In his judgment, Justice Brereton considered Justice Brennan's judgment in Commonwealth v Amann Aviation Pty Ltd (1991) 174 CLR 64, and observed that Justice Brennan held that 'the reversal of the onus [is] conditional upon it being established that the defendant’s breach denied, prevented or precluded the existence of circumstances which would have determined the value of the plaintiff’s contractual benefits'. Justice Brereton held that this aspect of Justice Brennan's judgment was inconsistent with the judgment of Chief Justice Mason and Justice Dawson in that case (as well as a later decision of the NSWCA), and declined to follow Justice Brennan's approach.

How does this affect you?

The aim of contractual damages is to put the innocent party in the position it would have occupied had the contract been performed.

A plaintiff normally does this by seeking 'loss of bargain' or 'expectation' damages: ie damages to recover the contractual benefits it would have received had the contract been performed.

However, in some cases a plaintiff may choose not to prove what position it would have been in had the contract been performed. This is particularly so in cases involving long-term contracts where the damages assessment will involve a considerable degree of speculation. A plaintiff may therefore seek only to recoup its wasted expenditure: ie damages to recover the money 'wasted' in performing its contractual obligation(s). The law considers this to be consistent with the principle that 'damages put the party in the same position as if the contract had been performed' because it presumes (subject to the defendant proving otherwise) that the plaintiff would have recovered the wasted expenditure had the contract been performed.
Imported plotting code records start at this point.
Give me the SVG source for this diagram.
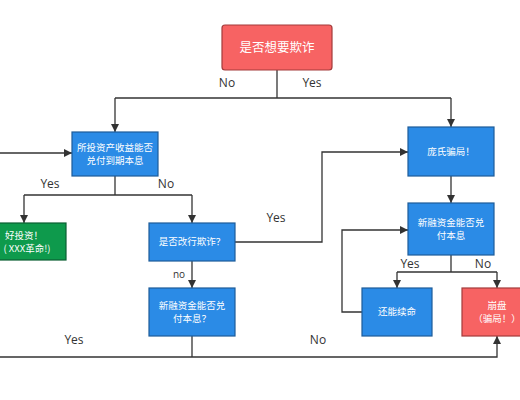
<svg xmlns="http://www.w3.org/2000/svg" width="520" height="400" viewBox="0 0 520 400">
<defs>
<marker id="ah" viewBox="0 0 10 10" refX="10" refY="5" markerWidth="8" markerHeight="8" markerUnits="userSpaceOnUse" orient="auto">
<path d="M0,0 L10,5 L0,10 z" fill="#333"/>
</marker>
</defs>
<style>
.blue{fill:#2b8be6;stroke:#1d5c99;stroke-width:1.2}
.red{fill:#f76363;stroke:#a33b3b;stroke-width:1.2}
.green{fill:#0e9a4c;stroke:#0a6033;stroke-width:1.2}
.t{font-family:"Noto Sans CJK SC","Noto Sans",sans-serif;fill:#fff;font-size:9.5px;text-anchor:middle}
.tb{font-size:12.5px}
.lbl{font-family:"Open Sans","Noto Sans",sans-serif;fill:#333;font-size:12px;text-anchor:middle}
.lbs{font-size:10px}
.c{fill:none;stroke:#333;stroke-width:1.3}
</style>
<rect width="520" height="400" fill="#fff"/>
<g id="connectors">
<path class="c" d="M277,70 V98"/>
<path class="c" d="M115,98 H451"/>
<path class="c" d="M115,98 V132" marker-end="url(#ah)"/>
<path class="c" d="M451,98 V127" marker-end="url(#ah)"/>
<path class="c" d="M0,153 H72" marker-end="url(#ah)"/>
<path class="c" d="M115,176 V195"/>
<path class="c" d="M24,195 H192"/>
<path class="c" d="M24,195 V223" marker-end="url(#ah)"/>
<path class="c" d="M192,195 V223" marker-end="url(#ah)"/>
<path class="c" d="M235,242 H322 V152 H408" marker-end="url(#ah)"/>
<path class="c" d="M451,176 V203" marker-end="url(#ah)"/>
<path class="c" d="M451,255 V272"/>
<path class="c" d="M397,272 H497"/>
<path class="c" d="M397,272 V288" marker-end="url(#ah)"/>
<path class="c" d="M497,272 V288" marker-end="url(#ah)"/>
<path class="c" d="M362,312 H342 V230 H408" marker-end="url(#ah)"/>
<path class="c" d="M192,261 V288" marker-end="url(#ah)"/>
<path class="c" d="M192,336 V357"/>
<path class="c" d="M0,357 H497 V336" marker-end="url(#ah)"/>
</g>
<g id="labels">
<text class="lbl" x="227" y="87">No</text>
<text class="lbl" x="312" y="87">Yes</text>
<text class="lbl" x="50" y="188">Yes</text>
<text class="lbl" x="166" y="188">No</text>
<text class="lbl" x="276" y="222">Yes</text>
<text class="lbl lbs" x="179" y="278">no</text>
<text class="lbl" x="410" y="268">Yes</text>
<text class="lbl" x="483" y="268">No</text>
<text class="lbl" x="74" y="344">Yes</text>
<text class="lbl" x="318" y="344">No</text>
</g>
<g id="n-start">
<rect class="red" x="222" y="25" width="110" height="45" rx="3"/>
<text class="t tb" x="277" y="52">是否想要欺诈</text>
</g>
<g id="n-asset">
<rect class="blue" x="72" y="132" width="86" height="44"/>
<text class="t" x="115" y="151">所投资产收益能否</text>
<text class="t" x="115" y="164">兑付到期本息</text>
</g>
<g id="n-good">
<rect class="green" x="-20" y="223" width="86" height="37"/>
<text class="t" x="24" y="239">好投资！</text>
<text class="t" x="27" y="252">( XXX革命!)</text>
</g>
<g id="n-switch">
<rect class="blue" x="149" y="223" width="86" height="38"/>
<text class="t" x="192" y="245">是否改行欺诈？</text>
</g>
<g id="n-newfund-left">
<rect class="blue" x="149" y="288" width="86" height="48"/>
<text class="t" x="192" y="309">新融资金能否兑</text>
<text class="t" x="192" y="322">付本息？</text>
</g>
<g id="n-ponzi">
<rect class="blue" x="408" y="127" width="86" height="49"/>
<text class="t" x="451" y="155">庞氏骗局！</text>
</g>
<g id="n-newfund-right">
<rect class="blue" x="408" y="203" width="86" height="52"/>
<text class="t" x="451" y="226">新融资金能否兑</text>
<text class="t" x="451" y="239">付本息</text>
</g>
<g id="n-continue">
<rect class="blue" x="362" y="288" width="70" height="48"/>
<text class="t" x="397" y="315">还能续命</text>
</g>
<g id="n-collapse">
<rect class="red" x="462" y="288" width="70" height="48"/>
<text class="t" x="497" y="309">崩盘</text>
<text class="t" x="497" y="322">（骗局！）</text>
</g>
</svg>
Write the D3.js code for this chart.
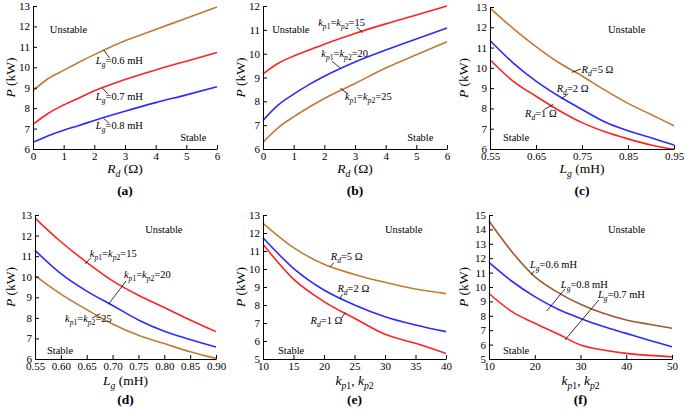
<!DOCTYPE html>
<html><head><meta charset="utf-8">
<script src="https://cdn.jsdelivr.net/npm/d3@7"></script>
<style>
body{margin:0;background:#fff}
svg text{font-family:'Liberation Serif','Tinos','Times New Roman','Times','DejaVu Serif',serif;fill:#000}
</style>
</head><body>
<svg id="c" width="685" height="410"></svg>
<script>
// ---------- DATA ----------
// (a) P vs Rd for different Lg
const aX = [0, 0.5, 1, 1.5, 2, 3, 4, 5, 6];
const aLg06 = [8.85, 9.45, 9.85, 10.25, 10.62, 11.3, 11.85, 12.4, 12.95];
const aLg07 = [7.2, 7.75, 8.15, 8.5, 8.85, 9.4, 9.87, 10.3, 10.72];
const aLg08 = [6.33, 6.65, 6.92, 7.15, 7.4, 7.85, 8.27, 8.65, 9.05];
// (b) P vs Rd for different kp
const bX = [0, 0.5, 1, 1.5, 2, 3, 4, 5, 6];
const bKp15 = [9.15, 9.6, 9.9, 10.15, 10.4, 10.85, 11.25, 11.62, 12.0];
const bKp20 = [7.2, 7.85, 8.3, 8.7, 9.05, 9.65, 10.15, 10.62, 11.08];
const bKp25 = [6.28, 6.9, 7.35, 7.75, 8.12, 8.75, 9.4, 9.95, 10.5];
// (c) P vs Lg for different Rd
const cX = [0.55, 0.60, 0.65, 0.70, 0.75, 0.80, 0.85, 0.90, 0.95];
const cRd5 = [12.95, 11.95, 11.05, 10.25, 9.6, 8.9, 8.25, 7.7, 7.15];
const cRd2 = [11.35, 10.25, 9.35, 8.6, 7.95, 7.33, 6.9, 6.55, 6.2];
const cRd1 = [10.4, 9.35, 8.6, 7.9, 7.3, 6.85, 6.5, 6.2, 5.98];
// (d) P vs Lg for different kp
const dX = [0.55, 0.60, 0.65, 0.70, 0.75, 0.80, 0.85, 0.90];
const dKp15 = [12.85, 11.7, 10.7, 9.8, 9.1, 8.5, 7.9, 7.33];
const dKp20 = [11.28, 10.15, 9.3, 8.6, 7.9, 7.35, 6.95, 6.58];
const dKp25 = [10.05, 9.15, 8.4, 7.7, 7.15, 6.75, 6.35, 6.03];
// (e) P vs kp for different Rd
const eX = [10, 15, 20, 25, 30, 35, 40];
const eRd5 = [12.54, 11.19, 10.26, 9.7, 9.26, 8.89, 8.63];
const eRd2 = [11.74, 10.04, 8.83, 8.0, 7.35, 6.89, 6.52];
const eRd1 = [11.37, 9.44, 8.19, 7.26, 6.37, 5.87, 5.31];
// (f) P vs kp for different Lg
const fX = [10, 15, 20, 25, 30, 35, 40, 45, 50];
const fLg06 = [14.58, 12.45, 10.72, 9.63, 8.8, 8.17, 7.71, 7.41, 7.13];
const fLg08 = [11.71, 10.4, 9.33, 8.47, 7.82, 7.25, 6.78, 6.3, 5.85];
const fLg07 = [9.55, 8.29, 7.48, 6.75, 5.97, 5.62, 5.39, 5.25, 5.16];

// tick labels
const xTicksA = ["0", "1", "2", "3", "4", "5", "6"];
const yTicksA = ["6", "7", "8", "9", "10", "11", "12", "13"];
const yTicksB = ["6", "7", "8", "9", "10", "11", "12"];
const xTicksC = ["0.55", "0.65", "0.75", "0.85", "0.95"];
const xTicksD = ["0.55", "0.60", "0.65", "0.70", "0.75", "0.80", "0.85", "0.90"];
const yTicksE = ["5", "6", "7", "8", "9", "10", "11", "12", "13"];
const xTicksE = ["10", "15", "20", "25", "30", "35", "40"];
const xTicksF = ["10", "20", "30", "40", "50"];
const yTicksF = ["5", "6", "7", "8", "9", "10", "11", "12", "13", "14", "15"];

// ---------- RICH TEXT PIECES ----------
const LG = [["L", 1], ["g", 1, 1]];
const RD = [["R", 1], ["d", 1, 1]];
const KP = [["k", 1], ["p", 1, 1], ["1", 0, 1], ["=", 0], ["k", 1], ["p", 1, 1], ["2", 0, 1], ["=", 0]];
const titleP = [["P", 1], [" (kW)", 0]];
const titleRd = [...RD, [" (Ω)", 0]];
const titleLg = [...LG, [" (mH)", 0]];
const titleKp = [["k", 1], ["p", 1, 1], ["1", 0, 1], [", ", 0], ["k", 1], ["p", 1, 1], ["2", 0, 1]];

const BROWN = "#c27a35", RED = "#ff2222", BLUE = "#2b2bff", DBROWN = "#a4562c";
const FONT = "'Liberation Serif','Tinos','Times New Roman','Times','DejaVu Serif',serif";
const TICK = 11, NOTE = 10.5, TITLE = 13.5;

// panel layout
const panels = [
  {id: "(a)", box: [33, 217, 6, 149], xd: [0, 6], yd: [6, 13], xt: xTicksA, yt: yTicksA, titleX: titleRd, tx: 11,
   series: [[aX, aLg06, BROWN], [aX, aLg07, RED], [aX, aLg08, BLUE]],
   notes: [["Unstable", 0.55, 11.68], ["Stable", 4.8, 6.39]],
   ann: [[[...LG, ["=0.6 mH", 0]], 2.05, 10.15, 2.3, 10.85, 2.5, 10.45],
         [[...LG, ["=0.7 mH", 0]], 2.05, 8.4, 2.25, 9.0, 2.45, 8.68],
         [[...LG, ["=0.8 mH", 0]], 2.05, 6.98, 2.3, 7.5, 2.48, 7.25]]},
  {id: "(b)", box: [263, 447, 6, 149], xd: [0, 6], yd: [6, 12], xt: xTicksA, yt: yTicksB, titleX: titleRd, tx: 241,
   series: [[bX, bKp15, RED], [bX, bKp20, BLUE], [bX, bKp25, BROWN]],
   notes: [["Unstable", 0.3, 10.87], ["Stable", 4.7, 6.34]],
   ann: [[[...KP, ["15", 0]], 1.8, 11.16, 3.05, 11.12, 3.25, 10.88],
         [[...KP, ["20", 0]], 1.9, 9.86, 2.25, 9.68, 2.52, 9.4],
         [[...KP, ["25", 0]], 2.67, 8.06, 2.52, 8.55, 2.78, 8.3]]},
  {id: "(c)", box: [490, 674, 7, 149], xd: [0.55, 0.95], yd: [6, 13], xt: xTicksC, yt: yTicksA, titleX: titleLg, tx: 464,
   series: [[cX, cRd5, BROWN], [cX, cRd2, BLUE], [cX, cRd1, RED]],
   notes: [["Unstable", 0.8065, 11.72], ["Stable", 0.578, 6.39]],
   ann: [[[...RD, ["=5 Ω", 0]], 0.749, 9.75, 0.728, 9.78, 0.748, 9.95],
         [[...RD, ["=2 Ω", 0]], 0.695, 8.82, 0.705, 8.47, 0.72, 8.72],
         [[...RD, ["=1 Ω", 0]], 0.626, 7.59, 0.668, 7.95, 0.688, 8.2]]},
  {id: "(d)", box: [35, 216, 215, 359], xd: [0.55, 0.90], yd: [6, 13], xt: xTicksD, yt: yTicksA, titleX: titleLg, tx: 11,
   series: [[dX, dKp15, RED], [dX, dKp20, BLUE], [dX, dKp25, BROWN]],
   notes: [["Unstable", 0.763, 12.13], ["Stable", 0.573, 6.24]],
   ann: [[[...KP, ["15", 0]], 0.656, 10.94, 0.647, 10.62, 0.658, 10.92],
         [[...KP, ["20", 0]], 0.722, 9.95, 0.692, 8.66, 0.726, 9.79],
         [[...KP, ["25", 0]], 0.608, 7.78, 0.66, 7.98, 0.676, 8.2]]},
  {id: "(e)", box: [263, 446, 215, 359], xd: [10, 40], yd: [5, 13], xt: xTicksE, yt: yTicksE, titleX: titleKp, tx: 241,
   series: [[eX, eRd5, BROWN], [eX, eRd2, BLUE], [eX, eRd1, RED]],
   notes: [["Unstable", 30, 12.0], ["Stable", 12.46, 5.28]],
   ann: [[[...RD, ["=5 Ω", 0]], 21.1, 10.5, 21.0, 10.12, 21.6, 10.35],
         [[...RD, ["=2 Ω", 0]], 22.2, 8.74, 22.6, 8.33, 23.0, 8.6],
         [[...RD, ["=1 Ω", 0]], 17.8, 6.93, 22.8, 7.25, 23.5, 7.58]]},
  {id: "(f)", box: [489, 672, 215, 359], xd: [10, 50], yd: [5, 15], xt: xTicksF, yt: yTicksF, titleX: titleKp, tx: 464,
   series: [[fX, fLg06, DBROWN], [fX, fLg08, BLUE], [fX, fLg07, RED]],
   notes: [["Unstable", 36, 13.75], ["Stable", 13.06, 5.35]],
   ann: [[[...LG, ["=0.6 mH", 0]], 18.96, 11.34, 19.3, 10.85, 19.9, 11.12],
         [[...LG, ["=0.8 mH", 0]], 25.7, 9.95, 22.6, 8.33, 26.6, 9.86],
         [[...LG, ["=0.7 mH", 0]], 33.8, 9.26, 26.6, 6.32, 34.0, 9.1]]}
];

// ---------- DRAW ----------
const svg = d3.select("#c");

function rich(g, x, y, segs, size, opts = {}) {
  const t = g.append("text").attr("x", x).attr("y", y).attr("font-size", size)
    .attr("font-family", FONT);
  if (opts.anchor) t.attr("text-anchor", opts.anchor);
  if (opts.weight) t.attr("font-weight", opts.weight);
  if (opts.transform) t.attr("transform", opts.transform);
  let inSub = false;
  const off = size * 0.28;
  segs.forEach(([s, it, sub]) => {
    const ts = t.append("tspan").text(s);
    if (it) ts.attr("font-style", "italic");
    if (sub) {
      ts.attr("font-size", size * 0.72);
      if (!inSub) { ts.attr("dy", off); inSub = true; }
    } else if (inSub) { ts.attr("dy", -off); inSub = false; }
  });
  return t;
}

panels.forEach(p => {
  const [x0, x1, yT, yB] = p.box;
  const x = d3.scaleLinear().domain(p.xd).range([x0, x1]);
  const y = d3.scaleLinear().domain(p.yd).range([yB, yT]);
  const g = svg.append("g");

  // curves
  const line = d3.line().x(d => x(d[0])).y(d => y(d[1])).curve(d3.curveMonotoneX);
  p.series.forEach(([xs, ys, col]) => {
    g.append("path").datum(xs.map((v, i) => [v, ys[i]]))
      .attr("d", line).attr("fill", "none").attr("stroke", col).attr("stroke-width", 1.6);
  });

  // axes
  const xa = d3.axisBottom(x).tickValues(p.xt.map(Number)).tickFormat((d, i) => p.xt[i])
    .tickSizeInner(-4).tickSizeOuter(0).tickPadding(3);
  const ya = d3.axisLeft(y).tickValues(p.yt.map(Number)).tickFormat((d, i) => p.yt[i])
    .tickSizeInner(-4).tickSizeOuter(0).tickPadding(3);
  const gx = g.append("g").attr("transform", `translate(0,${yB})`).call(xa);
  const gy = g.append("g").attr("transform", `translate(${x0},0)`).call(ya);
  [gx, gy].forEach(a => {
    a.attr("font-family", FONT).attr("font-size", TICK);
    a.selectAll("path,line").attr("stroke", "#000").attr("stroke-width", 1);
    a.selectAll("text").attr("font-size", TICK).attr("fill", "#000");
  });

  // titles
  const top = p.id === "(a)" || p.id === "(b)" || p.id === "(c)";
  rich(g, (x0 + x1) / 2, yB + (top ? 24 : 26), p.titleX, TITLE, {anchor: "middle"});
  rich(g, 0, 0, titleP, TITLE, {anchor: "middle",
    transform: `translate(${p.tx + 4},${(yT + yB) / 2}) rotate(-90)`});
  rich(g, (x0 + x1) / 2, yB + (top ? 46 : 45), [[p.id, 0]], TITLE, {anchor: "middle", weight: "bold"});

  // region notes
  p.notes.forEach(([s, vx, vy]) => rich(g, x(vx), y(vy), [[s, 0]], NOTE));

  // annotations with leaders
  p.ann.forEach(([segs, tx, ty, lx1, ly1, lx2, ly2]) => {
    g.append("line").attr("x1", x(lx1)).attr("y1", y(ly1)).attr("x2", x(lx2)).attr("y2", y(ly2))
      .attr("stroke", "#000").attr("stroke-width", 0.8);
    rich(g, x(tx), y(ty), segs, NOTE);
  });
});
</script>
</body></html>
Whereas the primary judge held that a plaintiff could only seek reliance damages if the defendant's breach prevented the plaintiff from calculating expectation damages, the NSWCA's decision allows such damages to be sought at the plaintiff's choosing. Plaintiffs bringing breach of contract claims should therefore keep this possibility in mind when deciding whether and how to seek damages for a breach of contract.